夏思义(Patrick Hase)对这乡村联盟有进一步的分析。他指出,在战前,衙前围村和蒲岗村均是九龙地区举足轻重的本地村落,它们各以自己的天后作为核心,将其附近的细小村落组织起来。其中以衙前围村天后为核心的叫做「七约」,共有七条乡村;而以蒲岗村天后为核心的叫做「六乡」。在六乡之中,除蒲岗村外,还有竹园村、沙地园村、瓦窑头村、牛池湾村和元岭村。6 夏思义的研究,使我们了解到蒲岗村林氏虽云由竹园村林氏分支而来,但在战前,它的地位显然较高。
其实,竹园和蒲岗林氏的密切关系,亦反映在其族谱上。据他们在族谱上的解释,两村的林氏同是十三世祖林乔德的子孙。林乔德有两位夫人,嫡妣周氏生日,从妣刘氏则生日胜和日登。他们本居于竹园村,但到了下一代,日整房人迁居至蒲岗村。因此,迁至蒲岗村的林氏是嫡长房,而留在竹园村的是庶出,是二房和三房。7
  笔者相信,在清代,林氏一共编修过两次族谱,这从《九龙竹园莆岗林氏族谱》的结构上可以知道。在结构上,《九龙竹园莆岗林氏族谱》分为三个部份。首先是《序文》,由十七世祖林宪斌(1760-?)所撰;接着是《南北二佛堂志》,这是由廿一世祖林奇山(1873-?)所写的;最后是《初来过江志》,这部份占族谱的最大篇幅,记录了竹园村和蒲岗村各房祖先的世系。虽然这《初来过江志》撰写日期不详,但纵观在这个部份中,最近的世系与林奇山同代;又,举凡林宪斌之序文及其它章节,均有注明是林宪斌所述。故此,笔者估计在十九世纪,林氏曾编修了一本族谱;但我们现时所见到的《九龙竹园莆岗林氏族谱》,却是二十世纪林氏建基于旧谱而重修的。
笔者同时发现,在这两次修谱的过程中,林氏所讲述祖先故事的容和重点是不同的。本文的目的,是分析林氏两次编修族谱的原因,从而了解竹园村和蒲岗村发展的历史,并希望藉此对九龙地区的历史发展有深一层的认识。以下一节,我们先看看十九世纪,林氏是如何在族谱上讲他们祖先的故事?

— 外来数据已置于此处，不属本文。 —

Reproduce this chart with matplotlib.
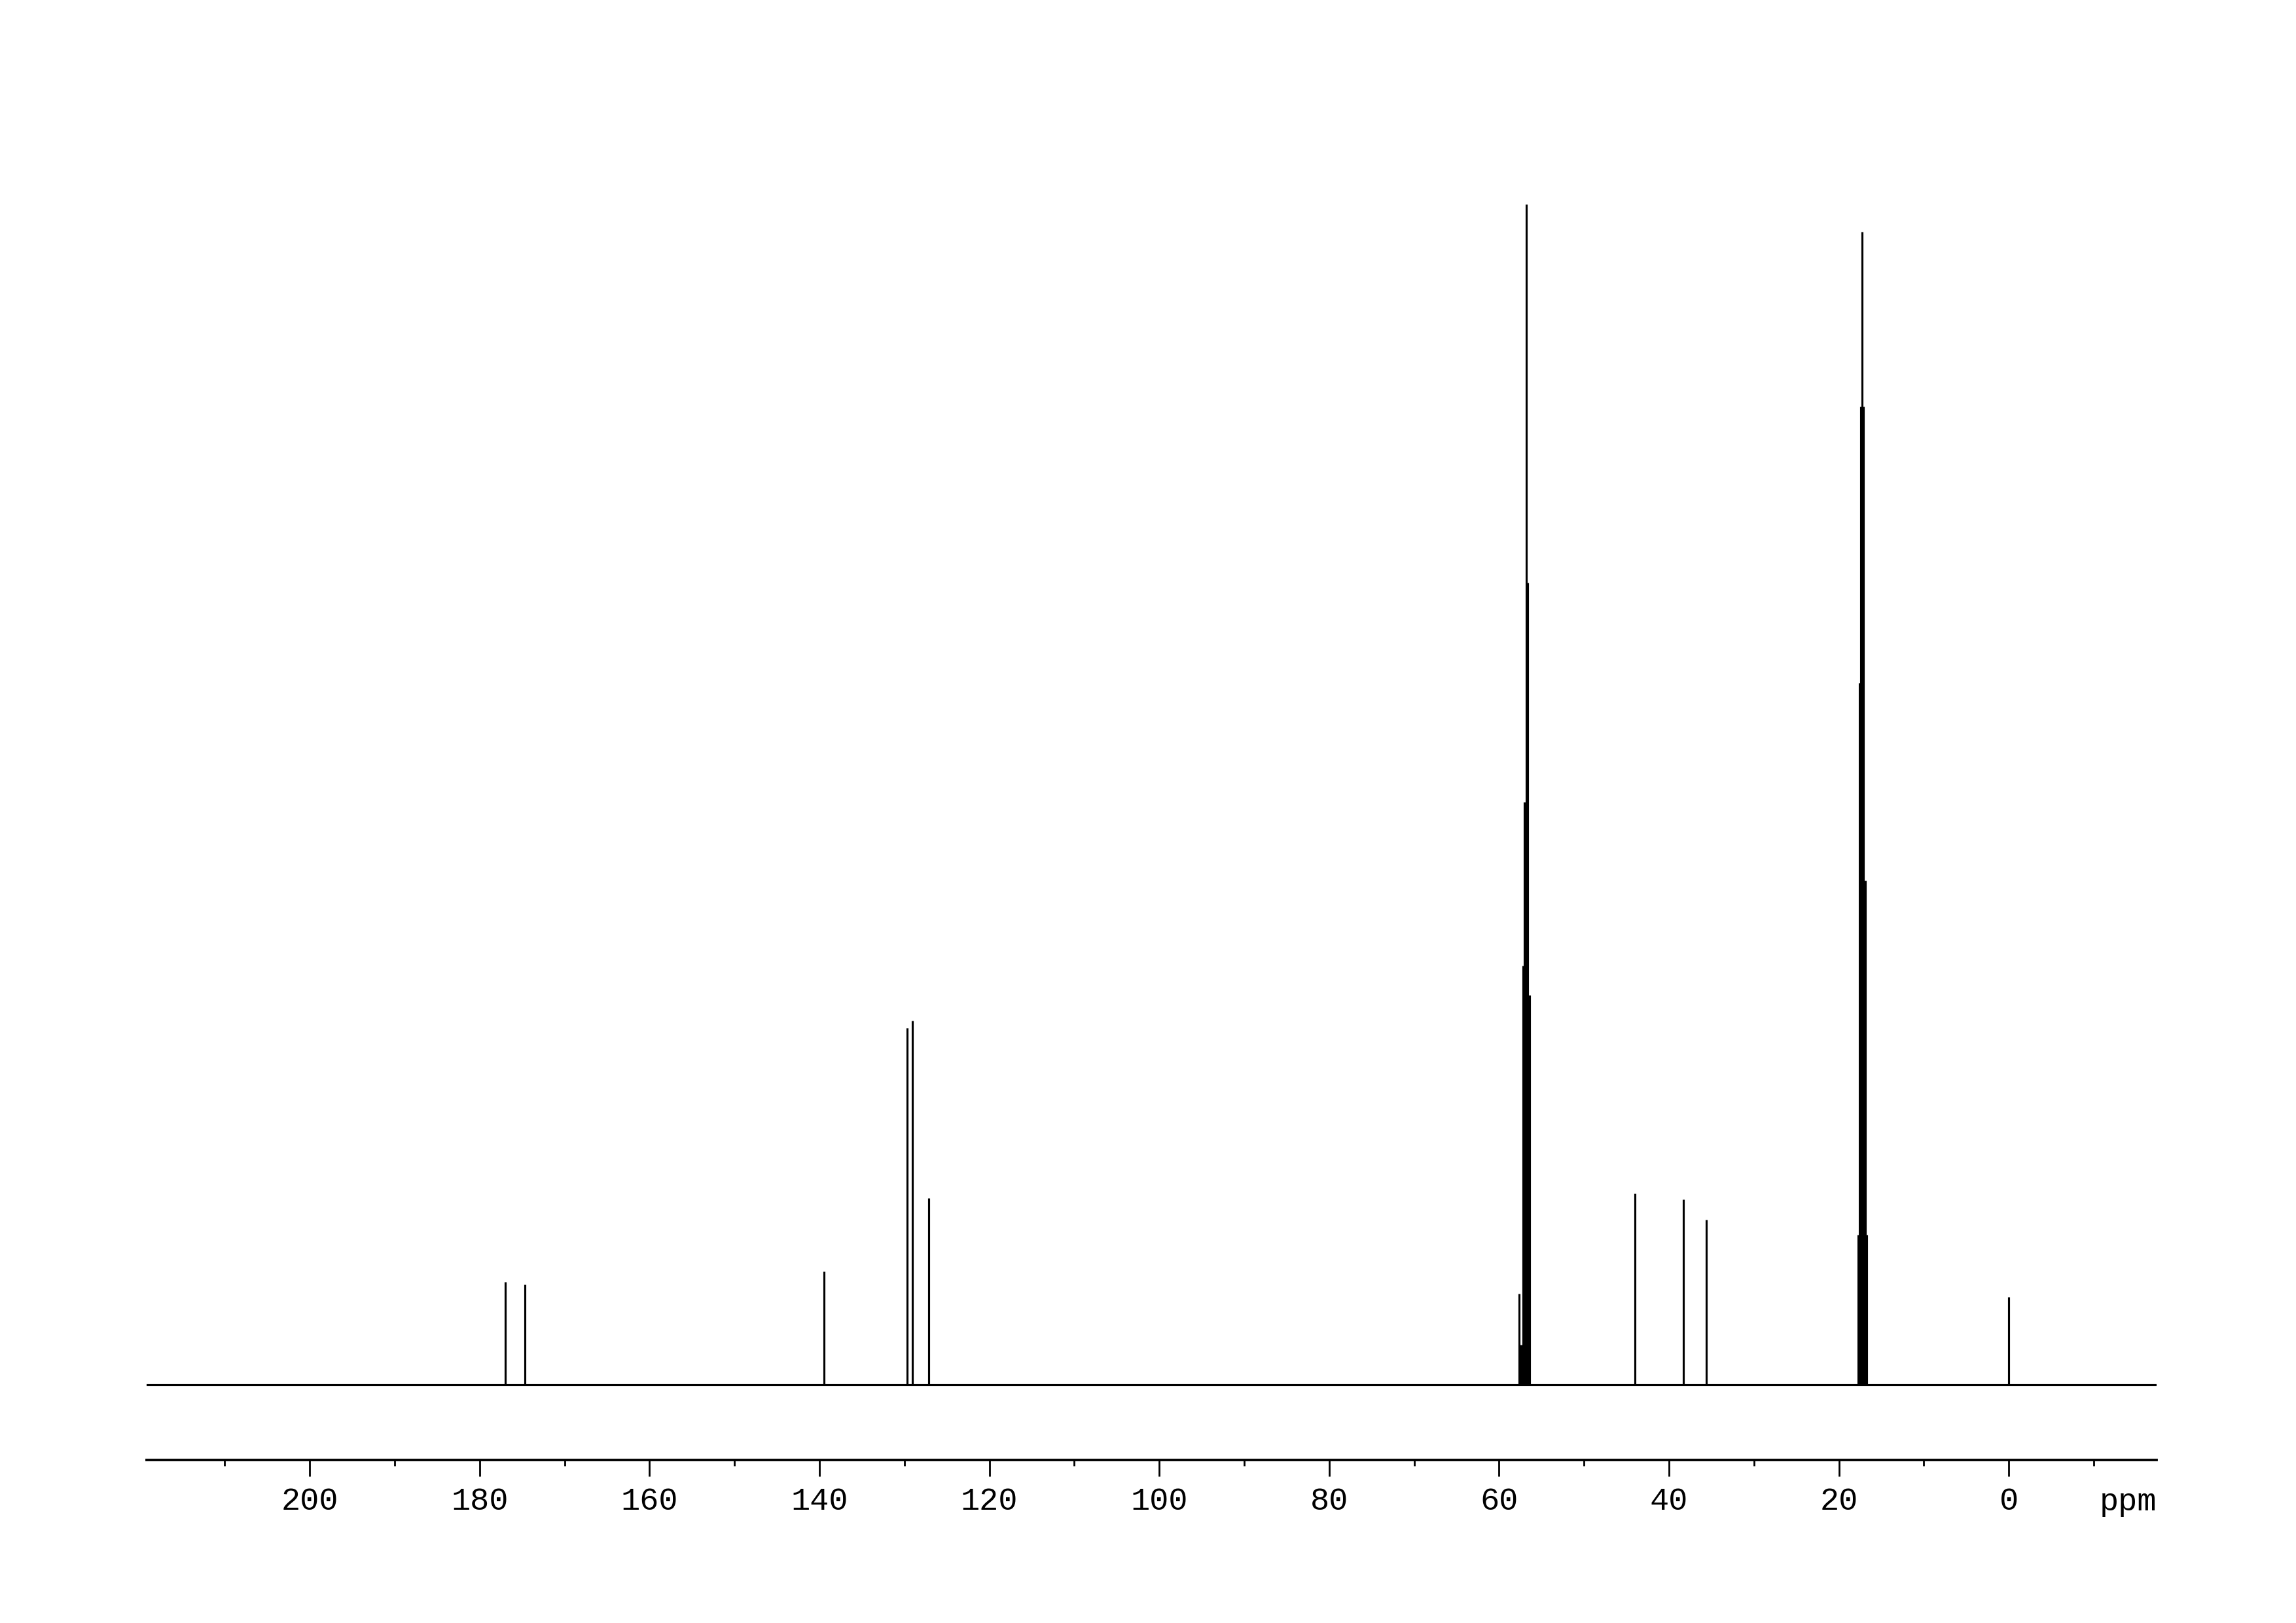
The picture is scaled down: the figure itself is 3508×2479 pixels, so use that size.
import matplotlib
matplotlib.use("Agg")
import matplotlib.pyplot as plt
from matplotlib.ticker import FixedLocator

# ---- data (13C NMR spectrum) ----
peak_ppm = [176.98, 174.67, 139.45, 129.70, 129.05, 127.15,
            57.64, 57.41, 57.16, 57.00, 56.83, 56.64, 56.43,
            44.00, 38.30, 35.60,
            17.72, 17.56, 17.40, 17.24, 17.08, 16.92, 16.76,
            0.00]
peak_intensity = [157, 153, 173, 545, 556, 285,
                  139, 61, 640, 890, 1803, 1225, 595,
                  292, 283, 252,
                  229, 1072, 1494, 1761, 1494, 770, 229,
                  134]
major_ticks = [200, 180, 160, 140, 120, 100, 80, 60, 40, 20, 0]
major_labels = ["200", "180", "160", "140", "120", "100", "80", "60", "40", "20", "0"]
minor_ticks = [210, 190, 170, 150, 130, 110, 90, 70, 50, 30, 10, -10]
x_range = (219.2, -17.4)
y_range = (-115, 1865)

W, H, DPI = 3508, 2479, 250
fig = plt.figure(figsize=(W / DPI, H / DPI), dpi=DPI)
fig.patch.set_facecolor("white")

ax = fig.add_axes([224 / W, (H - 2230) / H, (3295 - 224) / W, (2230 - 250) / H])
ax.set_xlim(*x_range)
ax.set_ylim(*y_range)

# baseline and peaks
ax.axhline(0, color="black", lw=0.9, zorder=2)
ax.vlines(peak_ppm, 0, peak_intensity, colors="black", lw=0.9, zorder=3)

# axes styling
for side in ("left", "right", "top"):
    ax.spines[side].set_visible(False)
ax.spines["bottom"].set_linewidth(1.1)
ax.set_yticks([])
ax.xaxis.set_major_locator(FixedLocator(major_ticks))
ax.set_xticklabels(major_labels, fontfamily="Liberation Mono", fontsize=14)
ax.xaxis.set_minor_locator(FixedLocator(minor_ticks))
ax.tick_params(axis="x", which="major", length=7.2, width=0.8, direction="out", pad=4.5)
ax.tick_params(axis="x", which="minor", length=2.6, width=0.8, direction="out")

ax.text(1.0, -77 / 1980, "ppm", transform=ax.transAxes, ha="right", va="baseline",
        fontfamily="Liberation Mono", fontsize=14)

fig.savefig("out.png", dpi=DPI, facecolor="white")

二、初修族谱—天后、林道义和彭埔围林氏首次编修族谱,是由十七世祖林宪斌负责。林宪斌生于乾隆二十五年(1760),讳文郁,号希善,号乐道,是乔德公以下第二房日胜的曾孙。在族谱中,他对自己有以下的评论:「平生以松坚操性,最好松,故店取名松盛家,亦取名松
轩,少以质鲁经书,壮以肤见课教读,十七岁身克新安县文庙补佾生,五十一岁,在嘉庆十五年庚午岁(1810),奉旨大典选举,恩赐乡饮大宾,谖教三十余年,所授门徒者有三百之姓名,而经成功者,愧无一二子之可指为人师者。」8 由此可见,林宪斌拥有补佾生之功名,虽然那只不过是在祭祀孔子时的候补舞蹈生,但在偏远的九龙地区,已经是相当了不起了。正因如此,在他一生中,共有三百人跟他读书。他又指出,他在外地教学数十年后,退休回乡,因受族人的请求,负责了编修族谱的工作。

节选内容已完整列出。